Septembre 2014 : et maintenant ?

La situation au nord de l’Irak demeure extrêmement confuse. Si l’avancée de l’État islamique a été contenue par les forces kurdes, de nombreuses zones sont occupées. Les acteurs humanitaires se sont principalement déployés dans les gouvernorats de Dohuk, Erbil et Sulamaniyah. Il n’y a plus de déplacement massif de population comme on l’observait au mois d’août, où 15 000 personnes arrivaient chaque jour dans le gouvernorat de Dohuk, mais les besoins n’en sont pas moins immenses. À Dabin City aussi, la population s’est stabilisée. Près de 6 500 personnes occupent les lieux et il n’y a plus beaucoup de places libres. Alors que je suis encore à une cinquantaine de mètres des lieux, je suis frappé par l’odeur qui en émane, l’odeur de milliers de personnes coincées dans des bâtiments dépourvus de système d’assainissement. À leurs pieds, quelques latrines d’urgence devant lesquelles des dizaines de femmes font la queue. En l’absence d’installations adéquates, les occupants des lieux balancent les déchets et les eaux usées du haut des tours et il vaut mieux éviter de marcher trop près des murs au risque de se faire assommer. Au sommet d’un des bâtiments, l’odeur est pestilentielle, la cage d’escalier s’est transformée en toilette géante.
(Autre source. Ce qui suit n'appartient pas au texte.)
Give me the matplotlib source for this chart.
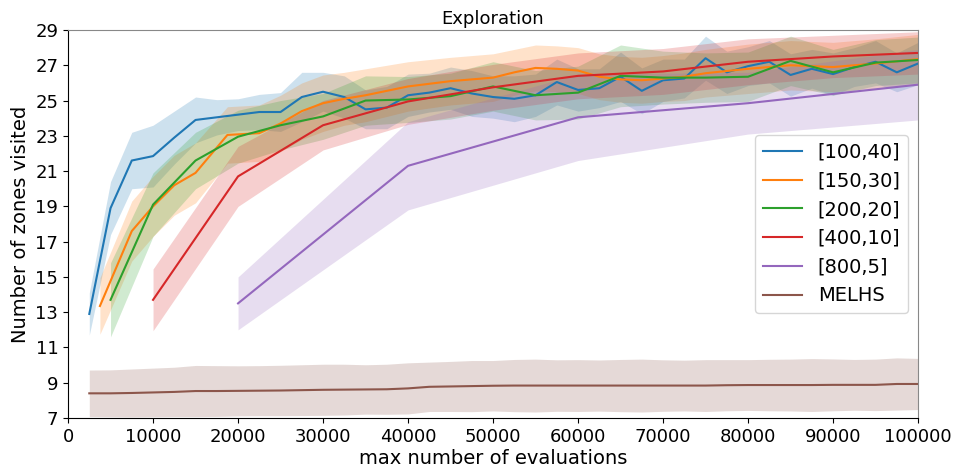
import numpy as np
from matplotlib import pyplot as plt

# series data
x_100_40 = [2500, 5000, 7500, 10000, 12500, 15000, 17500, 20000, 22500, 25000,
            27500, 30000, 32500, 35000, 37500, 40000, 42500, 45000, 47500, 50000,
            52500, 55000, 57500, 60000, 62500, 65000, 67500, 70000, 72500, 75000,
            77500, 80000, 82500, 85000, 87500, 90000, 92500, 95000, 97500, 100000]
y_100_40 = [12.9, 18.9, 21.6, 21.85, 22.9, 23.9, 24.05, 24.2, 24.35, 24.35,
            25.2, 25.5, 25.2, 24.5, 24.6, 25.3, 25.45, 25.7, 25.4, 25.2,
            25.1, 25.3, 26.05, 25.6, 25.7, 26.35, 25.55, 26.15, 26.25, 27.4,
            26.6, 26.95, 27.2, 26.45, 26.8, 26.5, 26.9, 27.2, 26.6, 27.1]
s_100_40 = [1.2, 1.5, 1.6, 1.75, 1.5, 1.3, 1.0, 0.9, 1.0, 1.1,
            1.4, 1.1, 1.2, 1.1, 1.2, 1.2, 1.1, 1.2, 1.3, 1.2,
            1.3, 1.2, 1.3, 1.2, 1.1, 1.4, 1.3, 1.2, 1.1, 1.25,
            1.2, 1.1, 1.2, 1.2, 1.1, 1.2, 1.1, 1.2, 1.1, 1.2]

x_150_30 = [3750, 7500, 10000, 12500, 15000, 18750, 22500, 25000, 27500, 30000,
            32500, 35000, 37500, 40000, 45000, 50000, 52500, 55000, 57500, 60000,
            62500, 65000, 67500, 70000, 72500, 75000, 80000, 85000, 90000, 95000, 100000]
y_150_30 = [13.35, 17.6, 19.0, 20.2, 20.9, 23.05, 23.15, 23.7, 24.4, 24.85,
            25.1, 25.3, 25.55, 25.8, 26.1, 26.3, 26.6, 26.85, 26.8, 26.7,
            26.35, 26.2, 26.15, 26.25, 26.35, 26.55, 26.8, 27.0, 26.9, 27.1, 27.35]
s_150_30 = [1.6, 1.7, 1.7, 1.7, 1.7, 1.6, 1.6, 1.6, 1.6, 1.6,
            1.5, 1.5, 1.45, 1.4, 1.35, 1.35, 1.3, 1.3, 1.3, 1.3,
            1.3, 1.3, 1.3, 1.3, 1.35, 1.35, 1.4, 1.4, 1.4, 1.4, 1.4]

x_200_20 = [5000, 10000, 15000, 20000, 25000, 30000, 35000, 40000, 45000, 50000,
            55000, 60000, 65000, 70000, 75000, 80000, 85000, 90000, 95000, 100000]
y_200_20 = [13.7, 19.1, 21.6, 22.95, 23.6, 24.1, 25.0, 25.06, 25.25, 25.8,
            25.3, 25.45, 26.4, 26.3, 26.3, 26.35, 27.25, 26.6, 27.15, 27.3]
s_200_20 = [2.1, 1.8, 1.6, 1.5, 1.4, 1.3, 1.4, 1.3, 1.3, 1.4,
            1.4, 1.5, 1.75, 1.5, 1.4, 1.4, 1.4, 1.3, 1.3, 1.3]

x_400_10 = [10000, 20000, 30000, 40000, 50000, 60000, 70000, 80000, 90000, 100000]
y_400_10 = [13.7, 20.7, 23.6, 24.95, 25.75, 26.4, 26.65, 27.2, 27.5, 27.7]
s_400_10 = [1.75, 1.7, 1.4, 1.3, 1.3, 1.3, 1.3, 1.3, 1.2, 1.2]

x_800_5 = [20000, 40000, 60000, 80000, 100000]
y_800_5 = [13.5, 21.3, 24.05, 24.85, 25.9]
s_800_5 = [1.5, 2.5, 2.45, 1.75, 2.0]

x_melhs = x_100_40
y_melhs = [8.4, 8.4, 8.42, 8.45, 8.48, 8.53, 8.53, 8.54, 8.55, 8.56,
           8.58, 8.6, 8.61, 8.62, 8.63, 8.68, 8.77, 8.79, 8.81, 8.83,
           8.84, 8.84, 8.84, 8.84, 8.84, 8.84, 8.84, 8.84, 8.84, 8.84,
           8.86, 8.87, 8.87, 8.87, 8.87, 8.88, 8.88, 8.88, 8.93, 8.93]
s_melhs = [1.32, 1.33, 1.36, 1.38, 1.40, 1.45, 1.44, 1.42, 1.42, 1.43,
           1.44, 1.45, 1.44, 1.40, 1.42, 1.45, 1.40, 1.42, 1.45, 1.43,
           1.48, 1.50, 1.46, 1.47, 1.45, 1.48, 1.50, 1.46, 1.44, 1.47,
           1.45, 1.44, 1.46, 1.47, 1.50, 1.47, 1.44, 1.46, 1.48, 1.45]

series = [
    ("[100,40]", x_100_40, y_100_40, s_100_40, "tab:blue"),
    ("[150,30]", x_150_30, y_150_30, s_150_30, "tab:orange"),
    ("[200,20]", x_200_20, y_200_20, s_200_20, "tab:green"),
    ("[400,10]", x_400_10, y_400_10, s_400_10, "tab:red"),
    ("[800,5]", x_800_5, y_800_5, s_800_5, "tab:purple"),
    ("MELHS", x_melhs, y_melhs, s_melhs, "tab:brown"),
]

fig = plt.figure(figsize=(9.57, 4.68), dpi=100)
ax = fig.add_axes([0.0711, 0.1068, 0.8882, 0.8291])

for name, xs, ys, ss, col in series:
    ys = np.array(ys)
    ss = np.array(ss)
    ax.plot(xs, ys, color=col, label=name, linewidth=1.5)
    ax.fill_between(xs, ys - ss, ys + ss, color=col, alpha=0.22, linewidth=0)

ax.set_xlim(0, 100000)
ax.set_ylim(7, 29)
ax.set_xticks(range(0, 100001, 10000))
ax.set_yticks(range(7, 30, 2))
ax.tick_params(labelsize=13)
ax.set_title("Exploration", fontsize=13, pad=4)
ax.set_xlabel("max number of evaluations", fontsize=14, labelpad=2)
ax.set_ylabel("Number of zones visited", fontsize=14, labelpad=4)
for side in ["top", "right"]:
    ax.spines[side].set_color("#888888")
ax.legend(loc="center right", fontsize=14)

plt.savefig("out.png")
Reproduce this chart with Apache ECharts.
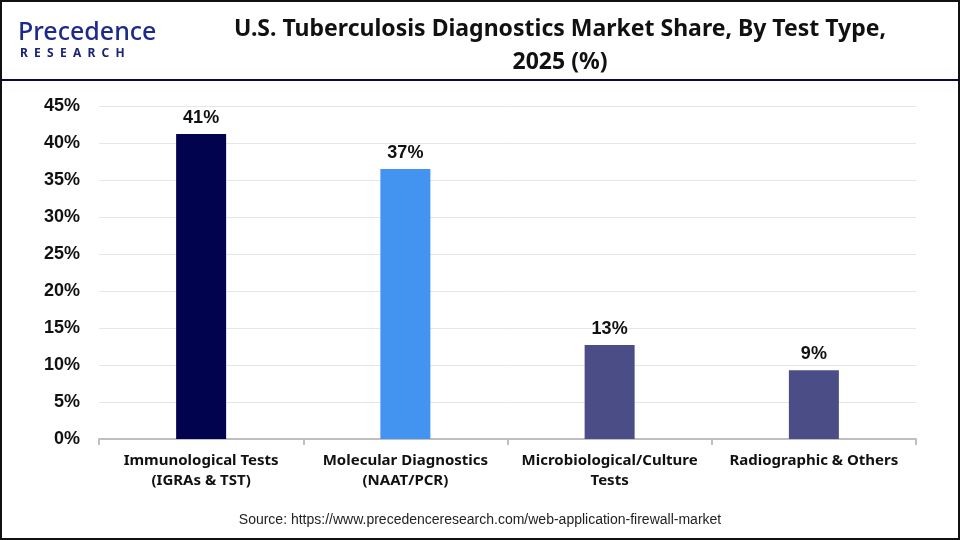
<!DOCTYPE html>
<html>
<head>
<meta charset="utf-8">
<script src="https://cdn.jsdelivr.net/npm/echarts@6/dist/echarts.min.js"></script>
<style>
  html, body { margin: 0; padding: 0; background: #fff; }
  #chart { width: 960px; height: 540px; }
</style>
</head>
<body>
<div id="chart"></div>
<script>
var categories = ['Immunological Tests\n(IGRAs & TST)', 'Molecular Diagnostics\n(NAAT/PCR)', 'Microbiological/Culture\nTests', 'Radiographic & Others'];
var shares = [41.2, 36.5, 12.7, 9.3];
var shareLabels = ['41%', '37%', '13%', '9%'];
var barColors = ['#02034f', '#4393f0', '#4a4d86', '#4a4d86'];

var chart = echarts.init(document.getElementById('chart'));
chart.setOption({
    backgroundColor: '#fff',
    animation: false,
    grid: { left: 99, right: 44, top: 106, bottom: 101 },
    graphic: [
        // outer frame
        { type: 'rect', shape: { x: 1, y: 1, width: 958, height: 538 },
          style: { fill: 'none', stroke: '#111', lineWidth: 2 }, z: 100 },
        // header separator
        { type: 'line', shape: { x1: 0, y1: 80, x2: 960, y2: 80 },
          style: { stroke: '#0b0b3f', lineWidth: 2 } },
        // logo
        { type: 'text', left: 18, top: 20,
          style: { text: 'Precedence', font: '500 25px "Noto Sans"', fill: '#1d2a8a' } },
        { type: 'text', left: 20, top: 48,
          style: { text: 'R  E  S  E  A  R  C  H', font: 'bold 12px "Noto Sans"', fill: '#1a2470' } },
        // title
        { type: 'text', x: 560, y: 13,
          style: { text: 'U.S. Tuberculosis Diagnostics Market Share, By Test Type,\n2025 (%)',
                   font: 'bold 23px "Noto Sans"', fill: '#111', align: 'center', lineHeight: 33 } },
        // source
        { type: 'text', x: 480, y: 513,
          style: { text: 'Source: https://www.precedenceresearch.com/web-application-firewall-market',
                   font: '14px "Liberation Sans"', fill: '#222', align: 'center' } }
    ],
    xAxis: {
        type: 'category',
        data: categories,
        axisLine: { lineStyle: { color: '#bfbfbf', width: 2 } },
        axisTick: { show: true, length: 6, lineStyle: { color: '#bfbfbf', width: 2 } },
        axisLabel: { color: '#111', fontFamily: 'Noto Sans', fontWeight: 'bold', fontSize: 15,
                     lineHeight: 20, margin: 12, interval: 0 }
    },
    yAxis: {
        type: 'value',
        min: 0,
        max: 45,
        interval: 5,
        axisLine: { show: false },
        axisTick: { show: false },
        axisLabel: { formatter: '{value}%', color: '#111', fontFamily: 'Liberation Sans',
                     fontWeight: 'bold', fontSize: 18, margin: 19, padding: [3, 0, 0, 0] },
        splitLine: { lineStyle: { color: '#e6e6e6', width: 1 } }
    },
    series: [{
        type: 'bar',
        barWidth: 50,
        data: shares.map(function (v, i) {
            return { value: v, itemStyle: { color: barColors[i] } };
        }),
        label: {
            show: true,
            position: 'top',
            distance: 7,
            formatter: function (p) { return shareLabels[p.dataIndex]; },
            color: '#111',
            fontFamily: 'Liberation Sans',
            fontWeight: 'bold',
            fontSize: 18
        }
    }]
});
</script>
</body>
</html>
Mohsen m’explique que de nuit, femmes et enfants évitent d’aller aux latrines dont l’accès est difficile et viennent ici satisfaire leurs besoins. Il est inquiet de voir à quelle vitesse la situation se dégrade sur place. Après de longues discussions avec le promoteur, celui-ci a accepté qu’ACF construise une cinquantaine de latrines, de nouveaux points d’eau et déblaye les tonnes de gravats et d’ordures qui transforment peu à peu Dabin City en décharge. Mais s’il a donné son accord pour ces installations, le propriétaire a également instauré un ultimatum aux occupants. Ces derniers doivent quitter Dabin City le 15 septembre. L’angoisse est palpable dans les tours, les gens veulent savoir où aller. Beaucoup rêvent d’Europe, d’Amérique, « comment peut-on obtenir un visa ? », rentrer chez eux est exclu. Certains comprennent immédiatement qu’ils ne quitteront probablement jamais le sol irakien et se moquent de ceux qui continuent d’espérer : « Appelle Obama, je suis sûr qu’il va t’aider ! »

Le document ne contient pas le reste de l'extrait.